TASK TO COMPLETE:
Return all the data, word for word.
>> start COLLECTED MATERIAL
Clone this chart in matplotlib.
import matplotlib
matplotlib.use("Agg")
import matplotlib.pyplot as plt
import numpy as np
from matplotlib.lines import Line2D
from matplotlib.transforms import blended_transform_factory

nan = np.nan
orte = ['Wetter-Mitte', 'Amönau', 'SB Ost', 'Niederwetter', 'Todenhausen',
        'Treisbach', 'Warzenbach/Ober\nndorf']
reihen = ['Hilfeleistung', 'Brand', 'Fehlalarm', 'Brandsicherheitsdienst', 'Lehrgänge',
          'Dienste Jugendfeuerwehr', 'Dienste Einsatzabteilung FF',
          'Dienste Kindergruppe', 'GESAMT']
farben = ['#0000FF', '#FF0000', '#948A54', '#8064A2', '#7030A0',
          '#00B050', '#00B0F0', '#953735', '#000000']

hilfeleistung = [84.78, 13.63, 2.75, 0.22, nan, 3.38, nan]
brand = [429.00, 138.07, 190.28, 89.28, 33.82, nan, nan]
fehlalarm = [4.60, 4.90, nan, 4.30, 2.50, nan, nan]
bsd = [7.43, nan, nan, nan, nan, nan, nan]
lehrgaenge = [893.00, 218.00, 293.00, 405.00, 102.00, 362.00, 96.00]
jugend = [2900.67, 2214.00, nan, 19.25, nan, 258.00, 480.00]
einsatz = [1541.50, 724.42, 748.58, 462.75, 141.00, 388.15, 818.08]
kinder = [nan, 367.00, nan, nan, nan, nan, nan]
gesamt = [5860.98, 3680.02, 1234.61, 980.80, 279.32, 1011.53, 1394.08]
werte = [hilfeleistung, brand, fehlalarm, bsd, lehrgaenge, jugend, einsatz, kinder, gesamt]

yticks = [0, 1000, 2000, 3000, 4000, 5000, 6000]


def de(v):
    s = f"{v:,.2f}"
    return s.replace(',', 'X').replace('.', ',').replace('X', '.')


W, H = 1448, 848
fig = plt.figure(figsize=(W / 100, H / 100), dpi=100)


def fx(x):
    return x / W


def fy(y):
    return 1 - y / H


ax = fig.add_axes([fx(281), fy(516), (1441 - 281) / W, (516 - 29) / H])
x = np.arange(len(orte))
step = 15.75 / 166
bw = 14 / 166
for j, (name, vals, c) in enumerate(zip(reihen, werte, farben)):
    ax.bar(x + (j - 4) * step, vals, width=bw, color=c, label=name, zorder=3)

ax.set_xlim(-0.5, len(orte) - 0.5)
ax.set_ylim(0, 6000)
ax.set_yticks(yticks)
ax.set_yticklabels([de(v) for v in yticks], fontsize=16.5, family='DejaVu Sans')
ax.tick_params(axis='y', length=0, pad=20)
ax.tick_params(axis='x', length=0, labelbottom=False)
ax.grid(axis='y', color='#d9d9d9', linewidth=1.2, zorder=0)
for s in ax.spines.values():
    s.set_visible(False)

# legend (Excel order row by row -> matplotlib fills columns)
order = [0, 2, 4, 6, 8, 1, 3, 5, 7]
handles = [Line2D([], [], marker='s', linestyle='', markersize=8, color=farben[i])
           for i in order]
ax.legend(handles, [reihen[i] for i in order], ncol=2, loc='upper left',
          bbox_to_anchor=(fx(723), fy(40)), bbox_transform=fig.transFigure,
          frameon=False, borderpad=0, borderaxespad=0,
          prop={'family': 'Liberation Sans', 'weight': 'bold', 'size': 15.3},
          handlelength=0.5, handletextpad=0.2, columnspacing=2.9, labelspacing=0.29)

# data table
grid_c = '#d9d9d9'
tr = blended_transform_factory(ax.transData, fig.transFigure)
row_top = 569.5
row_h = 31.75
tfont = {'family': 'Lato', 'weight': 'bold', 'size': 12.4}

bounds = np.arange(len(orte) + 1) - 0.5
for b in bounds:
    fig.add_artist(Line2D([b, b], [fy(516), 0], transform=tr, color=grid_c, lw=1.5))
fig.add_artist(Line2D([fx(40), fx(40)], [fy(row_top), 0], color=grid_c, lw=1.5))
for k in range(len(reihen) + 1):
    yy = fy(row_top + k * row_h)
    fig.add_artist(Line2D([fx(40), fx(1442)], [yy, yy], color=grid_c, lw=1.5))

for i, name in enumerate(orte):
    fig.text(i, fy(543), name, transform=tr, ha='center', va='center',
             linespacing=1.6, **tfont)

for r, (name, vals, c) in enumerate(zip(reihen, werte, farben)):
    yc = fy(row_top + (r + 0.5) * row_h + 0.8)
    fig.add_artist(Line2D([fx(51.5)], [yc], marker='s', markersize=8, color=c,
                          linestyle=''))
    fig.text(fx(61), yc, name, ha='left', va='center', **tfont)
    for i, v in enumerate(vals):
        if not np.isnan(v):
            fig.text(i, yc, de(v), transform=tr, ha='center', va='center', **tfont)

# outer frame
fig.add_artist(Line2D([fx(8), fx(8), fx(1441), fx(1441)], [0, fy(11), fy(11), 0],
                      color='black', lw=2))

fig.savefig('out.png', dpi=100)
>> end COLLECTED MATERIAL
RESPONSE TO THE EXERCISE:
Clone this chart in matplotlib.
import matplotlib
matplotlib.use("Agg")
import matplotlib.pyplot as plt
import numpy as np
from matplotlib.lines import Line2D
from matplotlib.transforms import blended_transform_factory

nan = np.nan
orte = ['Wetter-Mitte', 'Amönau', 'SB Ost', 'Niederwetter', 'Todenhausen',
        'Treisbach', 'Warzenbach/Ober\nndorf']
reihen = ['Hilfeleistung', 'Brand', 'Fehlalarm', 'Brandsicherheitsdienst', 'Lehrgänge',
          'Dienste Jugendfeuerwehr', 'Dienste Einsatzabteilung FF',
          'Dienste Kindergruppe', 'GESAMT']
farben = ['#0000FF', '#FF0000', '#948A54', '#8064A2', '#7030A0',
          '#00B050', '#00B0F0', '#953735', '#000000']

hilfeleistung = [84.78, 13.63, 2.75, 0.22, nan, 3.38, nan]
brand = [429.00, 138.07, 190.28, 89.28, 33.82, nan, nan]
fehlalarm = [4.60, 4.90, nan, 4.30, 2.50, nan, nan]
bsd = [7.43, nan, nan, nan, nan, nan, nan]
lehrgaenge = [893.00, 218.00, 293.00, 405.00, 102.00, 362.00, 96.00]
jugend = [2900.67, 2214.00, nan, 19.25, nan, 258.00, 480.00]
einsatz = [1541.50, 724.42, 748.58, 462.75, 141.00, 388.15, 818.08]
kinder = [nan, 367.00, nan, nan, nan, nan, nan]
gesamt = [5860.98, 3680.02, 1234.61, 980.80, 279.32, 1011.53, 1394.08]
werte = [hilfeleistung, brand, fehlalarm, bsd, lehrgaenge, jugend, einsatz, kinder, gesamt]

yticks = [0, 1000, 2000, 3000, 4000, 5000, 6000]


def de(v):
    s = f"{v:,.2f}"
    return s.replace(',', 'X').replace('.', ',').replace('X', '.')


W, H = 1448, 848
fig = plt.figure(figsize=(W / 100, H / 100), dpi=100)


def fx(x):
    return x / W


def fy(y):
    return 1 - y / H


ax = fig.add_axes([fx(281), fy(516), (1441 - 281) / W, (516 - 29) / H])
x = np.arange(len(orte))
step = 15.75 / 166
bw = 14 / 166
for j, (name, vals, c) in enumerate(zip(reihen, werte, farben)):
    ax.bar(x + (j - 4) * step, vals, width=bw, color=c, label=name, zorder=3)

ax.set_xlim(-0.5, len(orte) - 0.5)
ax.set_ylim(0, 6000)
ax.set_yticks(yticks)
ax.set_yticklabels([de(v) for v in yticks], fontsize=16.5, family='DejaVu Sans')
ax.tick_params(axis='y', length=0, pad=20)
ax.tick_params(axis='x', length=0, labelbottom=False)
ax.grid(axis='y', color='#d9d9d9', linewidth=1.2, zorder=0)
for s in ax.spines.values():
    s.set_visible(False)

# legend (Excel order row by row -> matplotlib fills columns)
order = [0, 2, 4, 6, 8, 1, 3, 5, 7]
handles = [Line2D([], [], marker='s', linestyle='', markersize=8, color=farben[i])
           for i in order]
ax.legend(handles, [reihen[i] for i in order], ncol=2, loc='upper left',
          bbox_to_anchor=(fx(723), fy(40)), bbox_transform=fig.transFigure,
          frameon=False, borderpad=0, borderaxespad=0,
          prop={'family': 'Liberation Sans', 'weight': 'bold', 'size': 15.3},
          handlelength=0.5, handletextpad=0.2, columnspacing=2.9, labelspacing=0.29)

# data table
grid_c = '#d9d9d9'
tr = blended_transform_factory(ax.transData, fig.transFigure)
row_top = 569.5
row_h = 31.75
tfont = {'family': 'Lato', 'weight': 'bold', 'size': 12.4}

bounds = np.arange(len(orte) + 1) - 0.5
for b in bounds:
    fig.add_artist(Line2D([b, b], [fy(516), 0], transform=tr, color=grid_c, lw=1.5))
fig.add_artist(Line2D([fx(40), fx(40)], [fy(row_top), 0], color=grid_c, lw=1.5))
for k in range(len(reihen) + 1):
    yy = fy(row_top + k * row_h)
    fig.add_artist(Line2D([fx(40), fx(1442)], [yy, yy], color=grid_c, lw=1.5))

for i, name in enumerate(orte):
    fig.text(i, fy(543), name, transform=tr, ha='center', va='center',
             linespacing=1.6, **tfont)

for r, (name, vals, c) in enumerate(zip(reihen, werte, farben)):
    yc = fy(row_top + (r + 0.5) * row_h + 0.8)
    fig.add_artist(Line2D([fx(51.5)], [yc], marker='s', markersize=8, color=c,
                          linestyle=''))
    fig.text(fx(61), yc, name, ha='left', va='center', **tfont)
    for i, v in enumerate(vals):
        if not np.isnan(v):
            fig.text(i, yc, de(v), transform=tr, ha='center', va='center', **tfont)

# outer frame
fig.add_artist(Line2D([fx(8), fx(8), fx(1441), fx(1441)], [0, fy(11), fy(11), 0],
                      color='black', lw=2))

fig.savefig('out.png', dpi=100)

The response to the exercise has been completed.